On the other hand, following slightly irrational ideas that seem to work in practice—even when we don’t fully understand why—doesn’t always lead to the very best outcome, but it usually avoids the worst. So the Humean approach is a middle ground. We must base our knowledge on experience, but we can still use reason to work out how to make things better.
4. “Reason is, and ought only to be, the slave of the passions.”
To be clear, Hume did not think we should act on our unexamined feelings. “All doctrines are to be suspected, which are favoured by our passions,” he warned, and “Prejudice is destructive of sound judgment, and perverts all operations of the intellectual faculties.”

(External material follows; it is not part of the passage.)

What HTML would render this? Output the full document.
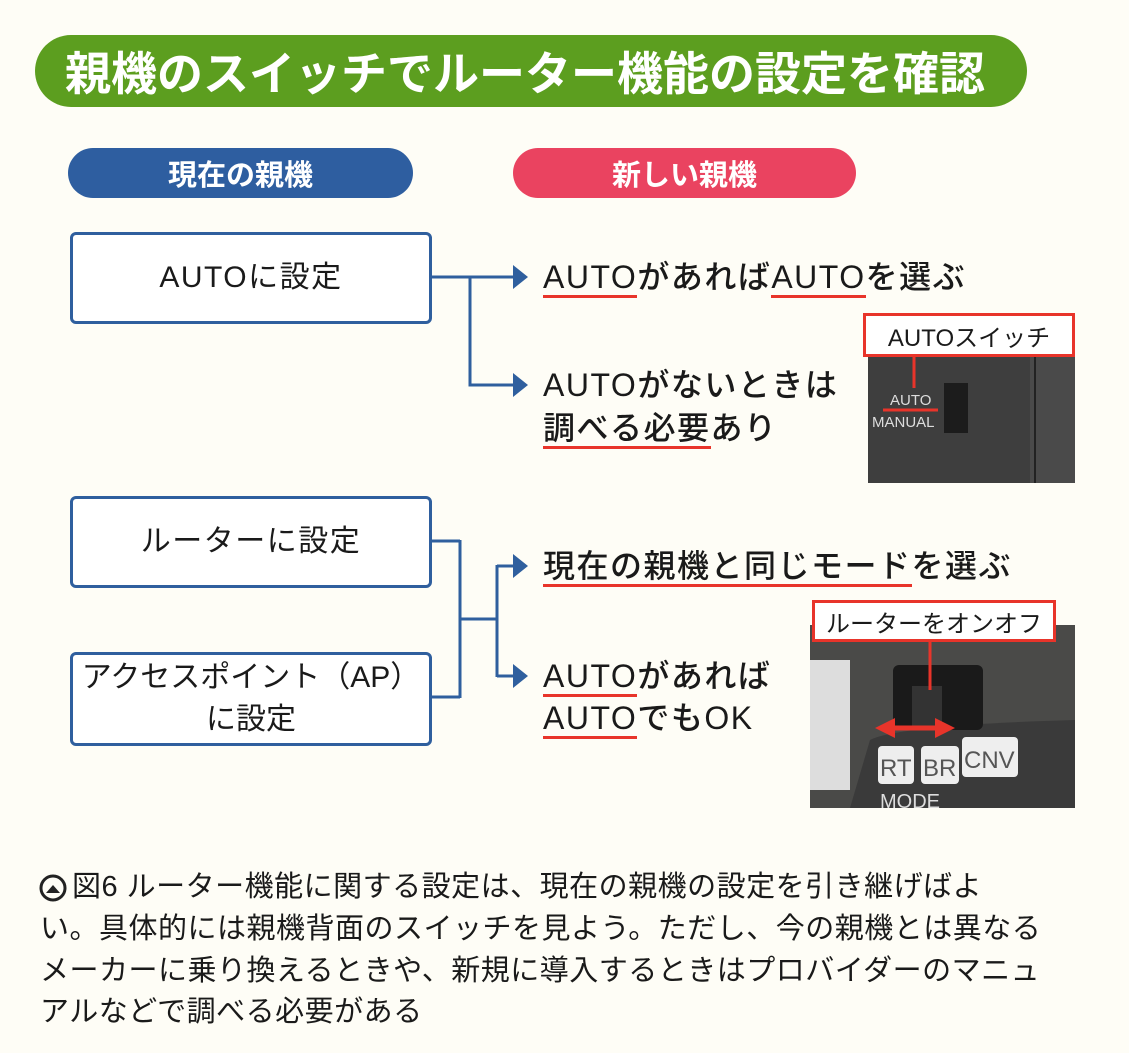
<!DOCTYPE html>
<html><head><meta charset="utf-8"><style>
body{margin:0;width:1129px;height:1053px;background:#fefdf6;position:relative;overflow:hidden;font-family:"Liberation Sans","Noto Sans CJK JP",sans-serif;color:#1a1a1a}
.a{position:absolute}
.pill{position:absolute;border-radius:30px;color:#fff;font-weight:bold;display:flex;align-items:center}
.box{position:absolute;border:3px solid #2f5f9e;border-radius:6px;background:#fff;display:flex;align-items:center;justify-content:center;text-align:center;font-size:30px;letter-spacing:1.5px;line-height:42px}
.t{position:absolute;font-size:32px;letter-spacing:1.5px;font-weight:500;line-height:42px;white-space:nowrap}
.u{border-bottom:3px solid #e8342a}
.lbl{position:absolute;background:#fff;border:3px solid #e8342a;font-size:24px;display:flex;align-items:center;justify-content:center;white-space:nowrap}
.cap{position:absolute;left:40px;font-size:29px;letter-spacing:0.5px;line-height:41px;white-space:nowrap}
</style></head><body>
<div class="pill" style="left:35px;top:35px;width:992px;height:72px;background:#5c9e1f;border-radius:36px;font-size:46px;padding-left:30px;box-sizing:border-box">親機のスイッチでルーター機能の設定を確認</div>
<div class="pill" style="left:68px;top:148px;width:345px;height:50px;background:#2e5ea0;justify-content:center;font-size:29px">現在の親機</div>
<div class="pill" style="left:513px;top:148px;width:343px;height:50px;background:#ea4360;justify-content:center;font-size:29px">新しい親機</div>

<div class="box" style="left:70px;top:232px;width:356px;height:86px">AUTOに設定</div>
<div class="box" style="left:70px;top:496px;width:356px;height:86px">ルーターに設定</div>
<div class="box" style="left:70px;top:652px;width:356px;height:88px;letter-spacing:0">アクセスポイント（AP）<br>に設定</div>

<svg class="a" style="left:0;top:0" width="1129" height="1053">
<g stroke="#2f5f9e" stroke-width="3" fill="none">
<path d="M429 277H516M470 277V385H516"/>
<path d="M429 541H460M429 697H460M460 540V698M460 619H497M497 566H516M497 565V677M497 676H516"/>
</g>
<g fill="#2f5f9e">
<path d="M513 265L528 277L513 289Z"/><path d="M513 373L528 385L513 397Z"/>
<path d="M513 554L528 566L513 578Z"/><path d="M513 664L528 676L513 688Z"/>
</g>
<rect x="868" y="355" width="207" height="128" fill="#3e3e3e"/>
<rect x="1030" y="355" width="45" height="128" fill="#4a4a4a"/>
<line x1="1035" y1="355" x2="1035" y2="483" stroke="#222" stroke-width="2"/>
<rect x="944" y="383" width="24" height="50" fill="#1c1c1c"/>
<text x="890" y="405" fill="#ddd" font-size="15" font-family="Liberation Sans">AUTO</text>
<text x="872" y="427" fill="#ddd" font-size="15" font-family="Liberation Sans">MANUAL</text>
<line x1="883" y1="410" x2="938" y2="410" stroke="#e8342a" stroke-width="3"/>
<line x1="914" y1="355" x2="914" y2="388" stroke="#e8342a" stroke-width="3"/>
<rect x="810" y="625" width="265" height="183" fill="#4a4a48"/>
<rect x="810" y="660" width="40" height="130" fill="#ddd"/>
<path d="M850 808L870 740Q900 725 1075 720V808Z" fill="#3a3a3a"/>
<rect x="893" y="665" width="90" height="65" rx="6" fill="#1a1a1a"/>
<rect x="912" y="686" width="30" height="40" fill="#333"/>
<line x1="930" y1="640" x2="930" y2="690" stroke="#e8342a" stroke-width="3"/>
<path d="M875 728L895 718L895 738ZM955 728L935 718L935 738Z" fill="#e8342a"/>
<line x1="890" y1="728" x2="940" y2="728" stroke="#e8342a" stroke-width="5"/>
<rect x="878" y="746" width="36" height="38" rx="4" fill="#eee"/>
<rect x="921" y="746" width="38" height="38" rx="4" fill="#eee"/>
<rect x="962" y="737" width="56" height="40" rx="4" fill="#eee"/>
<text x="880" y="776" fill="#555" font-size="24" font-family="Liberation Sans">RT</text>
<text x="923" y="776" fill="#555" font-size="24" font-family="Liberation Sans">BR</text>
<text x="964" y="768" fill="#555" font-size="24" font-family="Liberation Sans">CNV</text>
<text x="880" y="808" fill="#ddd" font-size="20" font-family="Liberation Sans">MODE</text>
<circle cx="53" cy="888" r="12" fill="none" stroke="#222" stroke-width="3"/>
<path d="M46 893L53 885L60 893Z" fill="#222"/>
</svg>

<div class="t" style="left:543px;top:256px"><span class="u">AUTO</span>があれば<span class="u">AUTO</span>を選ぶ</div>
<div class="t" style="left:543px;top:364px">AUTOがないときは</div>
<div class="t" style="left:543px;top:407px"><span class="u">調べる必要</span>あり</div>
<div class="t" style="left:543px;top:545px"><span class="u">現在の親機と同じモード</span>を選ぶ</div>
<div class="t" style="left:543px;top:655px"><span class="u">AUTO</span>があれば</div>
<div class="t" style="left:543px;top:697px"><span class="u">AUTO</span>でもOK</div>

<div class="lbl" style="left:863px;top:313px;width:206px;height:38px">AUTOスイッチ</div>
<div class="lbl" style="left:812px;top:600px;width:238px;height:36px">ルーターをオンオフ</div>

<div class="cap" style="top:867px;left:72px">図6 ルーター機能に関する設定は、現在の親機の設定を引き継げばよ</div>
<div class="cap" style="top:909px">い。具体的には親機背面のスイッチを見よう。ただし、今の親機とは異なる</div>
<div class="cap" style="top:951px">メーカーに乗り換えるときや、新規に導入するときはプロバイダーのマニュ</div>
<div class="cap" style="top:992px">アルなどで調べる必要がある</div>
</body></html>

But the larger point he makes is that without emotion, without desire, we have no reasons to act at all. Cool reason cannot provide us with motivation; it can only help us judge the wisdom of our diverse desires, and help us to achieve the ones we end up endorsing.
One surprising consequence of this idea is that morality is rooted in emotion, not reason. It is not logic that tells us murder is wrong, but the compassion we have for our fellow human beings. The heart without the head often goes wrong, but a head without a heart wouldn’t go anywhere at all.

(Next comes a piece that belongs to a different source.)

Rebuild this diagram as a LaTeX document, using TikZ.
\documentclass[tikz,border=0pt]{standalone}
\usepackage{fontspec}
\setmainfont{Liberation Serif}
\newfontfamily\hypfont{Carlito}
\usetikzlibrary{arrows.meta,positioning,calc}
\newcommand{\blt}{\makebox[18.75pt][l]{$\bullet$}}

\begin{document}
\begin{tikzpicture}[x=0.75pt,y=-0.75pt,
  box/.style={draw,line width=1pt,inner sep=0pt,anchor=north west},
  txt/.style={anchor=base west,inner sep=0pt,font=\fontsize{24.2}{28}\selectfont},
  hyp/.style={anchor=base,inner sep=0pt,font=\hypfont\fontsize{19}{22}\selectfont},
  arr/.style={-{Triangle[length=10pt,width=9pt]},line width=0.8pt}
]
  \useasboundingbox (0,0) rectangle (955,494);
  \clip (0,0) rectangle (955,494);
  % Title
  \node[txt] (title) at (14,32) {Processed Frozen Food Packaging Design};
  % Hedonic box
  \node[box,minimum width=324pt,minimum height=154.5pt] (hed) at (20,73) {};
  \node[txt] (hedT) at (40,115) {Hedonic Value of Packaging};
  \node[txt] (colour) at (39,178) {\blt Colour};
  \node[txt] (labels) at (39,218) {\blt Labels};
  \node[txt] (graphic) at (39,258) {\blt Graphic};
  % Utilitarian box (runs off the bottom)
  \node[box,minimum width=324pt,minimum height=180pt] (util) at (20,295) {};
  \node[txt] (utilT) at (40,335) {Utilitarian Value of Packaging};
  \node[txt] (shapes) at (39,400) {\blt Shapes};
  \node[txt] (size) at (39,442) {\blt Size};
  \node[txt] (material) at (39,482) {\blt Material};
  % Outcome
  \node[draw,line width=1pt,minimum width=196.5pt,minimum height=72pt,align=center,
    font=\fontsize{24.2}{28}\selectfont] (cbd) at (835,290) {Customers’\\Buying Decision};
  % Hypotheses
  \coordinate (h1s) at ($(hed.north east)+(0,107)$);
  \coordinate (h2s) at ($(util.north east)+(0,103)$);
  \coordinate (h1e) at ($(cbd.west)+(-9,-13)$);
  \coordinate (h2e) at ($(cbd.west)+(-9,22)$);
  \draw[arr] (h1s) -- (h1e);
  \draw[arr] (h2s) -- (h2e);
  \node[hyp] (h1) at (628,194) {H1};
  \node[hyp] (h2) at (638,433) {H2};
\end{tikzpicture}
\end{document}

“The heart without the head often goes wrong, but a head without a heart wouldn’t go anywhere at all.”
5. We should understand as we would be understood.
Hume invites us to be honest about our own limitations and failings, and to be understanding of those of others. In many ways, he took a dim view of human nature, noting wryly: “To a Philosopher & Historian the Madness and Imbecility & Wickedness of Mankind ought to appear ordinary Events.” He hated tribalism of all kinds, saying “When men act in a faction, they are apt, without shame or remorse, to neglect all the ties of honour and morality, in order to serve their party.” So although he was known as “the great infidel” and had no religion himself, he had many clergymen among his friends, and even wrote his early masterpiece, A Treatise of Human Nature, with only the Jesuit monks of La Flèche for intellectual company.
In an increasingly fractional, factional, and polarized world, Hume’s plea to see beyond our differences, even when they are big, is more needed than ever. They capture the spirit of a philosopher who was far from faultless himself, but who Adam Smith described as “approaching as nearly to the idea of a perfectly wise and virtuous man, as perhaps the nature of human frailty will permit.”